On May 27th, I wrote the following Facebook post about businesses and their relationship with the police:
Lots of people have been making comments and reacting over the recent police murder(s, because it wasn't just George but it's been so many this month, this year, this...). I want to address something that I haven't seen tackled head on and I do so as a small business owner speaking out to other business owners and managers and trainers, etc.: Review your training policies and revamp them to remove treating your city's police force as your security and collections department. Businesses have insurance. If you are subjected to actual fraud or theft or vandalism, file your insurance claim and work with the other organizations that your business engages with regularly to recover what you can. Yeah, it sucks, but owning and operating and managing business has risks which is what insurance is there for to help mitigate.
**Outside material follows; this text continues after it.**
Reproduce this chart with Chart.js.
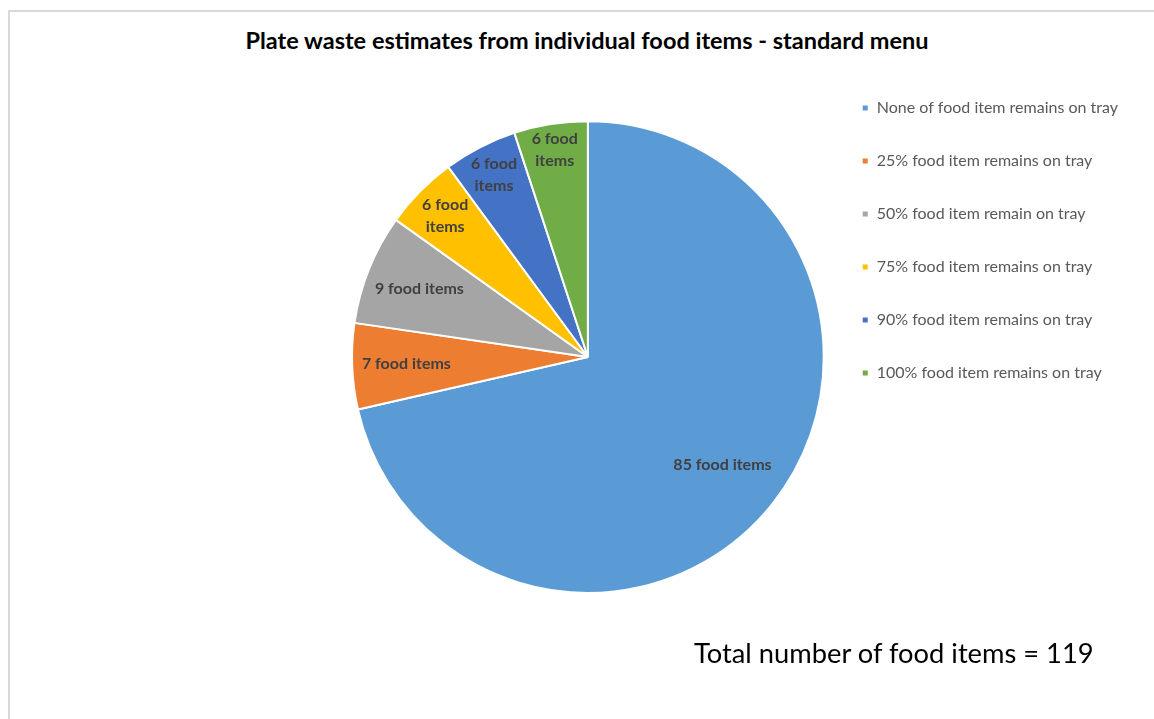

Also, train yourself and train your employees to understand what your implicit biases are, undergo some sociological and cultural trainings to learn more about yourself and what prejudices you have in order to minimize (both in frequency and intensity) your reactions to your prejudices; if you think someone in your place of business "looks sketchy," ask yourself why before calling 911. Instincts are important but they are also culturally informed and our culture says "minorities are scary." As members of our communities, businesses have a civic responsibility and we should be very critical and exceedingly cautious in calling the police as it can end up in horrifying situations. I have little ground to stand on with police brutality and violence as I am a white woman who is neurotypical and able-bodied. But as a business owner, I want to make this conversation happen. We need to make the differences where we can and business owners would do well to make their needed changes.
I wonder how many businesses could actually do this. I wonder how many insurance companies would support this without police reports being made.
But, the police absolutely should not be used as collections departments or security because that is a really poor use of public taxpayer dollars for one, but they are also terribly ineffective and inefficient at solving the perceived problem in that moment while quite possibly creating other and bigger problems.
All of this is to say that I, as a business owner and white queer woman living in Muncie, Indiana, know I have some small platform to keep pushing on. I am proud to know people here locally who are regularly holding vigils for Black individuals who have been murdered by police and speaking their names because they were concerned that the moment was passing us by while people were moving on. White people have been uncomfortable for a few months now with being told to wear a mask and that Black Lives Matter so it only follows that many white individuals are caught saying some version of these phrases on repeat: “We have to move on. We have to live our lives.”
The urge to move on means we aren’t able to sit with the discomfort of where we are. That urge in and of itself is a sign that WE KNOW we aren’t in a good place but if we can’t reconcile how we got here, we can’t get out to something better.
I’m sitting. I’m very uncomfortable. I’m learning. I’m saying Black Lives Still Matter.